**To do:** Images are not part of the copy; transcribe all the data exactly.

***

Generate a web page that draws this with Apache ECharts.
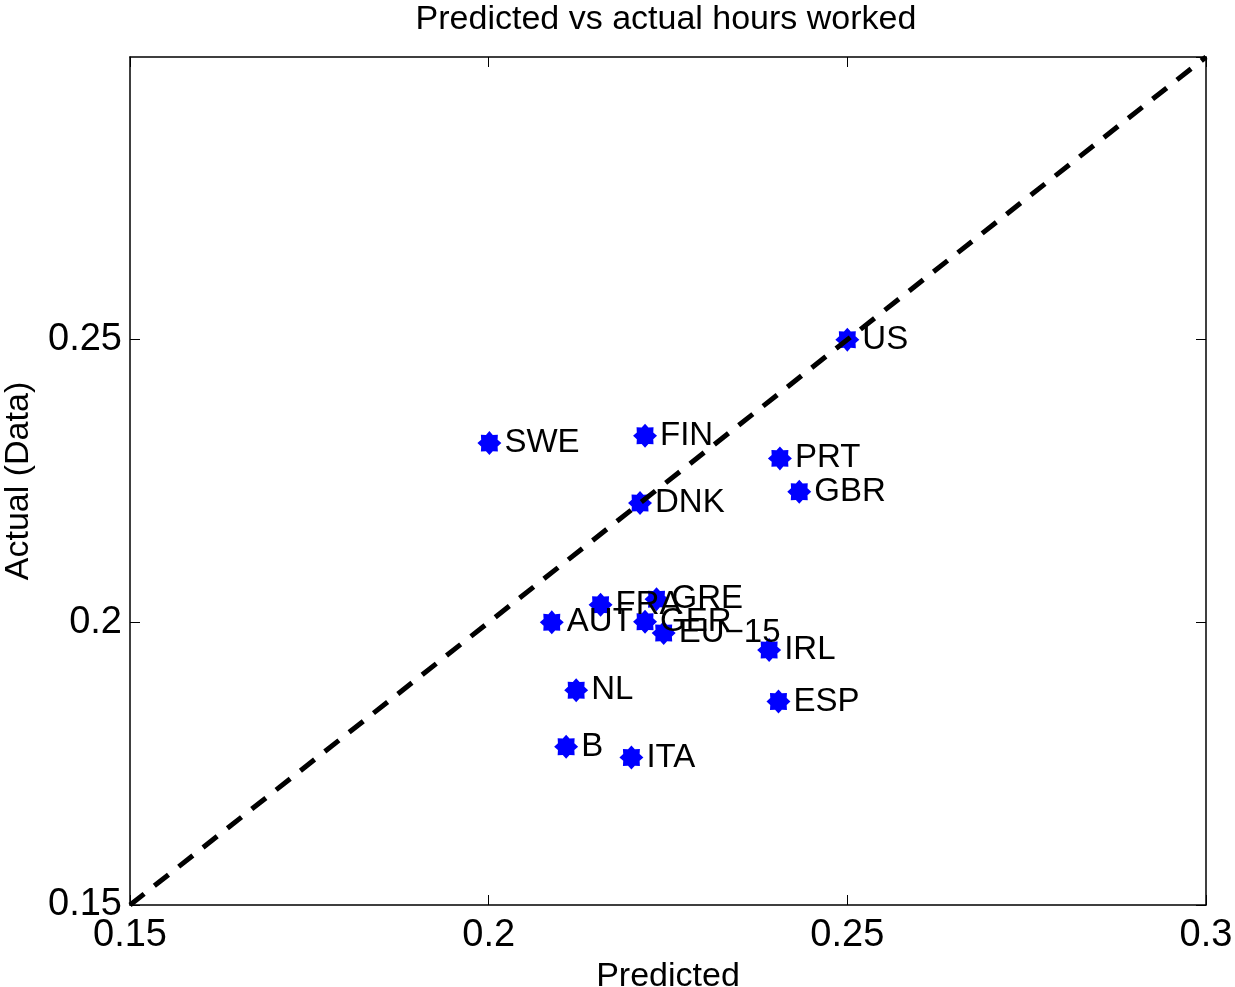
<!DOCTYPE html>
<html lang="en">
<head>
    <meta charset="UTF-8">
    <title>Predicted vs actual hours worked</title>
    <script src="https://cdn.jsdelivr.net/npm/echarts@6/dist/echarts.min.js"></script>
    <style>
        html, body { margin: 0; padding: 0; background: #ffffff; }
        #chart { width: 1235px; height: 987px; }
    </style>
</head>
<body>
<div id="chart"></div>
<script>
    var countries = ['US', 'SWE', 'FIN', 'PRT', 'GBR', 'DNK', 'FRA', 'GRE', 'AUT', 'GER', 'EU\u221215', 'IRL', 'NL', 'ESP', 'B', 'ITA'];
    var predicted = [0.2500, 0.2001, 0.2218, 0.2406, 0.2433, 0.2211, 0.2156, 0.2234, 0.2088, 0.2218, 0.2244, 0.2391, 0.2122, 0.2404, 0.2108, 0.2199];
    var actual    = [0.2500, 0.2317, 0.2330, 0.2290, 0.2231, 0.2211, 0.2031, 0.2041, 0.2000, 0.2001, 0.1981, 0.1951, 0.1880, 0.1860, 0.1780, 0.1761];
    var diagLine  = [[0.15, 0.15], [0.3, 0.3]];

    var font = 'Liberation Sans, Arial, Helvetica, sans-serif';

    // asterisk-like marker: 8 pointed blob
    var pts = [];
    for (var k = 0; k < 16; k++) {
        var a = k * Math.PI / 8;
        var r = (k % 2 === 0) ? 1 : 0.74;
        pts.push((Math.cos(a) * r).toFixed(3) + ' ' + (Math.sin(a) * r).toFixed(3));
    }
    var starPath = 'path://M' + pts.join(' L') + ' Z';

    var points = [];
    for (var i = 0; i < countries.length; i++) {
        points.push({name: countries[i], value: [predicted[i], actual[i]]});
    }

    var axisCommon = {
        type: 'value',
        min: 0.15,
        max: 0.3,
        interval: 0.05,
        axisLine: {show: true, onZero: false, lineStyle: {color: '#000', width: 1.5}},
        axisTick: {show: true, inside: true, length: 10, lineStyle: {color: '#000', width: 1}},
        splitLine: {show: false}
    };

    var option = {
        backgroundColor: '#ffffff',
        animation: false,
        title: {
            text: 'Predicted vs actual hours worked',
            left: 661,
            top: -2,
            textAlign: 'center',
            textStyle: {fontFamily: font, fontSize: 34, fontWeight: 'normal', color: '#000'}
        },
        grid: {left: 130, right: 29, top: 57, bottom: 82, containLabel: false, outerBoundsMode: 'none'},
        xAxis: [
            Object.assign({}, axisCommon, {
                position: 'bottom',
                name: 'Predicted',
                nameLocation: 'middle',
                nameGap: 47,
                nameTextStyle: {fontFamily: font, fontSize: 34, color: '#000'},
                axisLabel: {fontFamily: font, fontSize: 38, color: '#000', margin: 12}
            }),
            Object.assign({}, axisCommon, {
                position: 'top',
                axisLabel: {show: false}
            })
        ],
        yAxis: [
            Object.assign({}, axisCommon, {
                position: 'left',
                name: 'Actual (Data)',
                nameLocation: 'middle',
                nameGap: 94,
                nameTextStyle: {fontFamily: font, fontSize: 34, color: '#000'},
                axisLabel: {fontFamily: font, fontSize: 38, color: '#000', margin: 8, showMaxLabel: false}
            }),
            Object.assign({}, axisCommon, {
                position: 'right',
                axisLabel: {show: false}
            })
        ],
        series: [
            {
                type: 'scatter',
                symbol: starPath,
                symbolSize: 24,
                itemStyle: {color: '#0000ff', opacity: 1},
                label: {
                    show: true,
                    position: 'right',
                    distance: 3,
                    formatter: '{b}',
                    fontFamily: font,
                    fontSize: 33,
                    color: '#000'
                },
                data: points,
                z: 2
            },
            {
                type: 'line',
                data: diagLine,
                symbol: 'none',
                lineStyle: {color: '#000', width: 5, type: [18, 13]},
                silent: true,
                z: 3
            }
        ]
    };

    echarts.init(document.getElementById('chart')).setOption(option);
</script>
</body>
</html>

***

**Exercise result:**
Generate a web page that draws this with Apache ECharts.
<!DOCTYPE html>
<html lang="en">
<head>
    <meta charset="UTF-8">
    <title>Predicted vs actual hours worked</title>
    <script src="https://cdn.jsdelivr.net/npm/echarts@6/dist/echarts.min.js"></script>
    <style>
        html, body { margin: 0; padding: 0; background: #ffffff; }
        #chart { width: 1235px; height: 987px; }
    </style>
</head>
<body>
<div id="chart"></div>
<script>
    var countries = ['US', 'SWE', 'FIN', 'PRT', 'GBR', 'DNK', 'FRA', 'GRE', 'AUT', 'GER', 'EU\u221215', 'IRL', 'NL', 'ESP', 'B', 'ITA'];
    var predicted = [0.2500, 0.2001, 0.2218, 0.2406, 0.2433, 0.2211, 0.2156, 0.2234, 0.2088, 0.2218, 0.2244, 0.2391, 0.2122, 0.2404, 0.2108, 0.2199];
    var actual    = [0.2500, 0.2317, 0.2330, 0.2290, 0.2231, 0.2211, 0.2031, 0.2041, 0.2000, 0.2001, 0.1981, 0.1951, 0.1880, 0.1860, 0.1780, 0.1761];
    var diagLine  = [[0.15, 0.15], [0.3, 0.3]];

    var font = 'Liberation Sans, Arial, Helvetica, sans-serif';

    // asterisk-like marker: 8 pointed blob
    var pts = [];
    for (var k = 0; k < 16; k++) {
        var a = k * Math.PI / 8;
        var r = (k % 2 === 0) ? 1 : 0.74;
        pts.push((Math.cos(a) * r).toFixed(3) + ' ' + (Math.sin(a) * r).toFixed(3));
    }
    var starPath = 'path://M' + pts.join(' L') + ' Z';

    var points = [];
    for (var i = 0; i < countries.length; i++) {
        points.push({name: countries[i], value: [predicted[i], actual[i]]});
    }

    var axisCommon = {
        type: 'value',
        min: 0.15,
        max: 0.3,
        interval: 0.05,
        axisLine: {show: true, onZero: false, lineStyle: {color: '#000', width: 1.5}},
        axisTick: {show: true, inside: true, length: 10, lineStyle: {color: '#000', width: 1}},
        splitLine: {show: false}
    };

    var option = {
        backgroundColor: '#ffffff',
        animation: false,
        title: {
            text: 'Predicted vs actual hours worked',
            left: 661,
            top: -2,
            textAlign: 'center',
            textStyle: {fontFamily: font, fontSize: 34, fontWeight: 'normal', color: '#000'}
        },
        grid: {left: 130, right: 29, top: 57, bottom: 82, containLabel: false, outerBoundsMode: 'none'},
        xAxis: [
            Object.assign({}, axisCommon, {
                position: 'bottom',
                name: 'Predicted',
                nameLocation: 'middle',
                nameGap: 47,
                nameTextStyle: {fontFamily: font, fontSize: 34, color: '#000'},
                axisLabel: {fontFamily: font, fontSize: 38, color: '#000', margin: 12}
            }),
            Object.assign({}, axisCommon, {
                position: 'top',
                axisLabel: {show: false}
            })
        ],
        yAxis: [
            Object.assign({}, axisCommon, {
                position: 'left',
                name: 'Actual (Data)',
                nameLocation: 'middle',
                nameGap: 94,
                nameTextStyle: {fontFamily: font, fontSize: 34, color: '#000'},
                axisLabel: {fontFamily: font, fontSize: 38, color: '#000', margin: 8, showMaxLabel: false}
            }),
            Object.assign({}, axisCommon, {
                position: 'right',
                axisLabel: {show: false}
            })
        ],
        series: [
            {
                type: 'scatter',
                symbol: starPath,
                symbolSize: 24,
                itemStyle: {color: '#0000ff', opacity: 1},
                label: {
                    show: true,
                    position: 'right',
                    distance: 3,
                    formatter: '{b}',
                    fontFamily: font,
                    fontSize: 33,
                    color: '#000'
                },
                data: points,
                z: 2
            },
            {
                type: 'line',
                data: diagLine,
                symbol: 'none',
                lineStyle: {color: '#000', width: 5, type: [18, 13]},
                silent: true,
                z: 3
            }
        ]
    };

    echarts.init(document.getElementById('chart')).setOption(option);
</script>
</body>
</html>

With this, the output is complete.